* What is required *
Look through the records below and collect all lines that hold the string "standalone".

Start

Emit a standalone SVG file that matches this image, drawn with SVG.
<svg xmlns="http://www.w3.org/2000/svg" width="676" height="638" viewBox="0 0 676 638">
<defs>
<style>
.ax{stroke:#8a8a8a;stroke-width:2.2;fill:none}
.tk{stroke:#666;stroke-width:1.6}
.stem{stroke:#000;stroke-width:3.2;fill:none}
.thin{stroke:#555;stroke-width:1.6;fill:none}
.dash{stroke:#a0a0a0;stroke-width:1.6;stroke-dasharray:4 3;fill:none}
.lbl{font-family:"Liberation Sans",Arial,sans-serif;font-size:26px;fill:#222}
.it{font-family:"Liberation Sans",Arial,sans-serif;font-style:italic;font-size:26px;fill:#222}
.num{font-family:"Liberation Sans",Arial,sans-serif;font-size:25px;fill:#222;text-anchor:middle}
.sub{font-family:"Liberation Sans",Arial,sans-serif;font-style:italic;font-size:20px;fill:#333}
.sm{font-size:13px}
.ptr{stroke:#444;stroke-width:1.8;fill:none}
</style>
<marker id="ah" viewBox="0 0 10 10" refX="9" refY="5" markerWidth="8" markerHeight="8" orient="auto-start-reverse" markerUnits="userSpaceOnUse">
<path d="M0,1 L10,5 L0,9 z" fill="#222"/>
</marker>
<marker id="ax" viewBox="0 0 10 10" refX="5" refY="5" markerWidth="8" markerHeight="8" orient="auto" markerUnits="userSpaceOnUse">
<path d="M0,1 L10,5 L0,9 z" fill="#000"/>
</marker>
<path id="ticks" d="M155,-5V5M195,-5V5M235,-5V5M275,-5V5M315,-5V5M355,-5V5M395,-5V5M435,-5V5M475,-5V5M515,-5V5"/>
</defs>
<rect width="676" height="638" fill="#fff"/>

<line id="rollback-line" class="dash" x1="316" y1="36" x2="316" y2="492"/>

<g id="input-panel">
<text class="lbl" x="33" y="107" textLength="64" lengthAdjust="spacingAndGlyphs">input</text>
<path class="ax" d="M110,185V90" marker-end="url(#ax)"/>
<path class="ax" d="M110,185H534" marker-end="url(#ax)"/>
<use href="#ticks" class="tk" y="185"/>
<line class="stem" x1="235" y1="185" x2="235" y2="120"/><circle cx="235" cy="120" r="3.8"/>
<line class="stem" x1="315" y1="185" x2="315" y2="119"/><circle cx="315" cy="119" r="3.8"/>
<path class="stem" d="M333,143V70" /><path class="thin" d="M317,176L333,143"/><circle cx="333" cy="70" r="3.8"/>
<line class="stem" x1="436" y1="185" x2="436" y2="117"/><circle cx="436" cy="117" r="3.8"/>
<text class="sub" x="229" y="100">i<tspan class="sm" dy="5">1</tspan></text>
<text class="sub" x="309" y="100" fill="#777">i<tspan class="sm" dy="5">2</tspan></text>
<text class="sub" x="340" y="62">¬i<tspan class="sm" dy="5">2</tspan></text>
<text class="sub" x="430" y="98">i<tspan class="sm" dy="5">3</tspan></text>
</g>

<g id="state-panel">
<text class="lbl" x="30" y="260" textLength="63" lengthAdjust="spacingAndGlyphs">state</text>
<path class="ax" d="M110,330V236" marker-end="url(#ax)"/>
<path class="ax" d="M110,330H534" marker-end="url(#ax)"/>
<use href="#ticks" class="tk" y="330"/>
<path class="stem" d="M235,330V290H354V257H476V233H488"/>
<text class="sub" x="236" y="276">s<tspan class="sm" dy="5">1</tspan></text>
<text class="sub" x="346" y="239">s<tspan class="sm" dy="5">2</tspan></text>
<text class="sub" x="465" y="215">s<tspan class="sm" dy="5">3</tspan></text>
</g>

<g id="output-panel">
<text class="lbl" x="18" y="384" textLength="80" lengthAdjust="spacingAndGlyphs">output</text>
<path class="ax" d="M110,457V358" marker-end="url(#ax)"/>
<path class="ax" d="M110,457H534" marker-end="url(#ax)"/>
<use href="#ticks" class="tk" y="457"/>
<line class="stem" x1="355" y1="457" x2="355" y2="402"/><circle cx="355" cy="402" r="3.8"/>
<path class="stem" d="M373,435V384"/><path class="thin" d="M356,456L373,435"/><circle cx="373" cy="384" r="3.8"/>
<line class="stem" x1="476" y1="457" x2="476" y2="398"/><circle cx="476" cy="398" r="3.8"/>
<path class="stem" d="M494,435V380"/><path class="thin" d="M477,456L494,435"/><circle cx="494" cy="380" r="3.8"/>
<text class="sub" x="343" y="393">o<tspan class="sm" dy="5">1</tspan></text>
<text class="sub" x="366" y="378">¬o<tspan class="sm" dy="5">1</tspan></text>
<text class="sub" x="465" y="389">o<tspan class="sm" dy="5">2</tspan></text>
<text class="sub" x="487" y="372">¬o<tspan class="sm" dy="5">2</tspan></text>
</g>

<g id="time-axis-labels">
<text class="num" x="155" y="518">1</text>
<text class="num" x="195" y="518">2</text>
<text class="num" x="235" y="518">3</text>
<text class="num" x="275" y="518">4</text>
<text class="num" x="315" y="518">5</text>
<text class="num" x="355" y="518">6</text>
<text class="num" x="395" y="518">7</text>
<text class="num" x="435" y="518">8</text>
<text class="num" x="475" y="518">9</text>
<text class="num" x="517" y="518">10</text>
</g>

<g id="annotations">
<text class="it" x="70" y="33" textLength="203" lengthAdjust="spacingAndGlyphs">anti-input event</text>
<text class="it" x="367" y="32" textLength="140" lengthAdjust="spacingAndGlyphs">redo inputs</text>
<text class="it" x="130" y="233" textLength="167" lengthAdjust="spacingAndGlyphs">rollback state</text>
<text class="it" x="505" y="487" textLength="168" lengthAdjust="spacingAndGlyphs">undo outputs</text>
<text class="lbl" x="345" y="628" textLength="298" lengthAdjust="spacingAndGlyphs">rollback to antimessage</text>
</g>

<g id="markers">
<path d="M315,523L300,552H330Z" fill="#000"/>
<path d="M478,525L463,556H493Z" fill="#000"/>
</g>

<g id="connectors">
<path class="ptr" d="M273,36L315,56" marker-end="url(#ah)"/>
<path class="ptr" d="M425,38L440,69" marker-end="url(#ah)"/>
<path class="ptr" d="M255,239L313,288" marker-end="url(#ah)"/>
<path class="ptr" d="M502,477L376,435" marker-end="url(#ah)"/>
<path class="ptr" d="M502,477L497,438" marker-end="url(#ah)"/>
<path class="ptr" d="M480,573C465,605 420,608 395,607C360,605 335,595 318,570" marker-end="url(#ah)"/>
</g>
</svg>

End
Start

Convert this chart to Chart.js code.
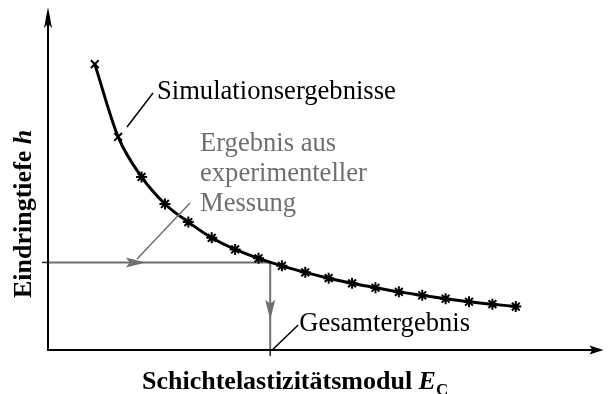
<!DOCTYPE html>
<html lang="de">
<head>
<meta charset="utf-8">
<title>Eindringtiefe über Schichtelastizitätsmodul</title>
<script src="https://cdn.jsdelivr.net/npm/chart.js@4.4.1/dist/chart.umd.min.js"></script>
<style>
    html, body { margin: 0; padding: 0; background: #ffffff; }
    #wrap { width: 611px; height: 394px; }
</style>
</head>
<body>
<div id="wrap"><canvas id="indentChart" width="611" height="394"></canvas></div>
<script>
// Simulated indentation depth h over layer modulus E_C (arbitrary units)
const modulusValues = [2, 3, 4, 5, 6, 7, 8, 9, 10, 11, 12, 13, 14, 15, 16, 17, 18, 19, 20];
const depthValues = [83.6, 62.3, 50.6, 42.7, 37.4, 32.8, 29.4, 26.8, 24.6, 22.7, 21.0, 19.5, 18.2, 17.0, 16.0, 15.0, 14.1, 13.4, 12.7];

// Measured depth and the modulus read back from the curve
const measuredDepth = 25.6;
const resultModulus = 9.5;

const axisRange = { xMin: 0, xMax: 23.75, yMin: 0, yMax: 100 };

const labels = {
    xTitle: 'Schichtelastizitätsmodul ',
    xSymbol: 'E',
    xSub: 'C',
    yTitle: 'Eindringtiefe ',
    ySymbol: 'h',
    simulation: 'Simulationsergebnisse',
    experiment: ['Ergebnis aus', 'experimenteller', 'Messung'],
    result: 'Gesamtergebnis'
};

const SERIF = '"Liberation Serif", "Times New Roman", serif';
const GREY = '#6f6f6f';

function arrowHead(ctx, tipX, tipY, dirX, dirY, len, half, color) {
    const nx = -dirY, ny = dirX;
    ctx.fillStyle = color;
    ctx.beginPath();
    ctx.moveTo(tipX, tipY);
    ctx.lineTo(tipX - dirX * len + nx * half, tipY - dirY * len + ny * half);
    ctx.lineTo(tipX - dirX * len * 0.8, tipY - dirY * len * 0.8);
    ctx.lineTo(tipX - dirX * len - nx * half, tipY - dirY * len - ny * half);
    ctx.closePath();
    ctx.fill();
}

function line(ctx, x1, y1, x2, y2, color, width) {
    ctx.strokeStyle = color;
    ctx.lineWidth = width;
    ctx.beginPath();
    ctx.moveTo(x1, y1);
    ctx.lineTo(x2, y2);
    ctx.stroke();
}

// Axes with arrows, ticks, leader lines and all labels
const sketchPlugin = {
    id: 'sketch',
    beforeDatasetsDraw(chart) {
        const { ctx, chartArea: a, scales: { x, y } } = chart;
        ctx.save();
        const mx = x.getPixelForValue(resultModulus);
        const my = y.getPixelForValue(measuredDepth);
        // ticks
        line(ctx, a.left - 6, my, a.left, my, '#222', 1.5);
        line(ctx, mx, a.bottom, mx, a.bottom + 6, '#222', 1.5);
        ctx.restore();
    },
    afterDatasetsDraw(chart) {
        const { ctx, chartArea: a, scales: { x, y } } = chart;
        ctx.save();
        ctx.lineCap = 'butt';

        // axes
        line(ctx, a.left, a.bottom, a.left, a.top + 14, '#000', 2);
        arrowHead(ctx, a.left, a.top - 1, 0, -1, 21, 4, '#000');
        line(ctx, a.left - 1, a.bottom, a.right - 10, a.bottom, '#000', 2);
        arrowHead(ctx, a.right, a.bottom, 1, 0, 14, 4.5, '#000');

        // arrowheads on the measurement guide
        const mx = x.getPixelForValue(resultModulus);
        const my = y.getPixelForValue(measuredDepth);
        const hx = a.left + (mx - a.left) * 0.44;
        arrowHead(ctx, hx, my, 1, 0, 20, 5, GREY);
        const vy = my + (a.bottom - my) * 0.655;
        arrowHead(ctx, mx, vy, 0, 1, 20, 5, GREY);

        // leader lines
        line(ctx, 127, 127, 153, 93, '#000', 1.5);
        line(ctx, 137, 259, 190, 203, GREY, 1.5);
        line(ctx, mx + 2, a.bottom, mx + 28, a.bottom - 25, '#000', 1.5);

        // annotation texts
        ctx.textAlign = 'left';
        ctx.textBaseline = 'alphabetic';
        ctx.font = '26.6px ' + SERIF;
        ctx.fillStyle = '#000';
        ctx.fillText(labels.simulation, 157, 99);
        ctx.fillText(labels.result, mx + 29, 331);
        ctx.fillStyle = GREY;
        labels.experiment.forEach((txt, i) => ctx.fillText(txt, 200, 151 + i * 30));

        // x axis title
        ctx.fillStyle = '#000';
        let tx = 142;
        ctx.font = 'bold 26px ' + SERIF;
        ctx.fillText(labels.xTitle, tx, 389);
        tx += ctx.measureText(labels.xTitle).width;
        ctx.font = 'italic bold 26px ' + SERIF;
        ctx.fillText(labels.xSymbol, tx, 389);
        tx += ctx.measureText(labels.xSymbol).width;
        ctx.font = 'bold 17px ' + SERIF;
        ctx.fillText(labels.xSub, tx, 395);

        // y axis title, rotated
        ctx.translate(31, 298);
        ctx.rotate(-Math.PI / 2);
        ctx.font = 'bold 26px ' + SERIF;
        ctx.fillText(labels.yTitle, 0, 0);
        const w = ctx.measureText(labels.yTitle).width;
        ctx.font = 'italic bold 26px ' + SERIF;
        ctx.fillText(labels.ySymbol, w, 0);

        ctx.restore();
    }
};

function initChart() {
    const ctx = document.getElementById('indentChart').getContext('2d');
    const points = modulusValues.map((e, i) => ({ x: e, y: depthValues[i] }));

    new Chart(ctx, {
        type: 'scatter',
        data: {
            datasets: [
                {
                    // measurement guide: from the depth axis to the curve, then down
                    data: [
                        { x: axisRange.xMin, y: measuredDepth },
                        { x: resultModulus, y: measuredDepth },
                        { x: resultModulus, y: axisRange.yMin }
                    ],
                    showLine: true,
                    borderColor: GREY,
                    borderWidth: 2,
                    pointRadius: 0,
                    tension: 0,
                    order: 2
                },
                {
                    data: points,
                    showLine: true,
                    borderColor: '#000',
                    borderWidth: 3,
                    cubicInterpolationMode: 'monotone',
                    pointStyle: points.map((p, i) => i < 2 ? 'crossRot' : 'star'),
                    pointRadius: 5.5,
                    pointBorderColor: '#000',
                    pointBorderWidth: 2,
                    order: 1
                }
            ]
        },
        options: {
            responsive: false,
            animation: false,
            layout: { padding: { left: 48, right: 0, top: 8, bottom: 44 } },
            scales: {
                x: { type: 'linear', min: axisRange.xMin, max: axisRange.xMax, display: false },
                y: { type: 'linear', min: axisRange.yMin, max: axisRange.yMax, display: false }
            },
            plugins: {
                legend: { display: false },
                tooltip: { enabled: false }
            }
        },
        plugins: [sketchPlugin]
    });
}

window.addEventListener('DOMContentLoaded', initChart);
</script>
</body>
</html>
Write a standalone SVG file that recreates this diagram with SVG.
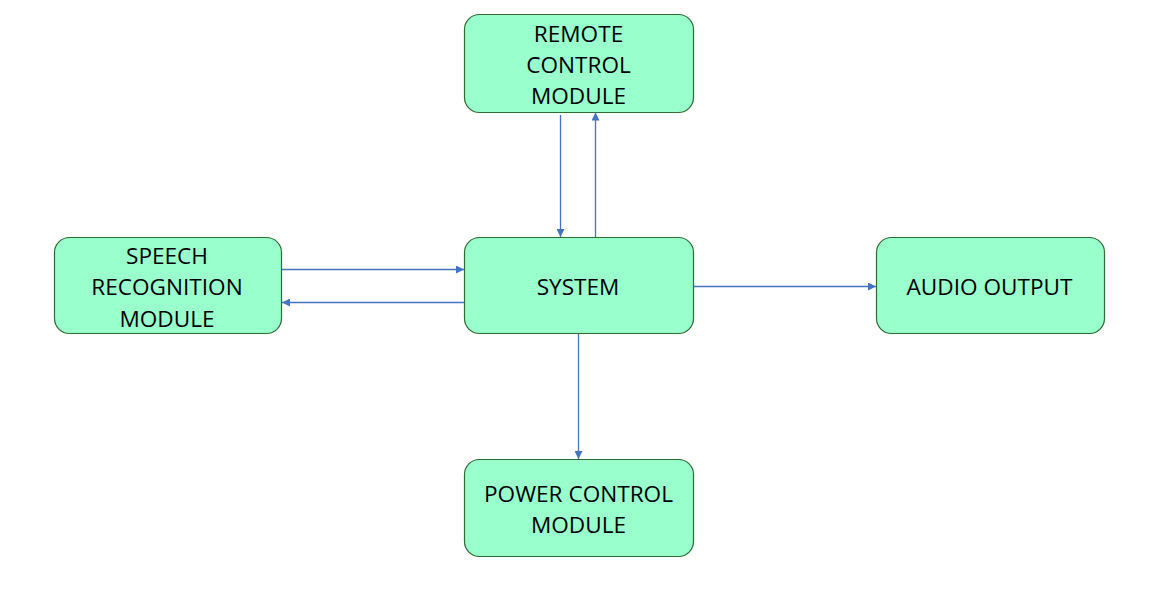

End

* Result below *
Emit a standalone SVG file that matches this image, drawn with SVG.
Write a standalone SVG file that recreates this diagram with SVG.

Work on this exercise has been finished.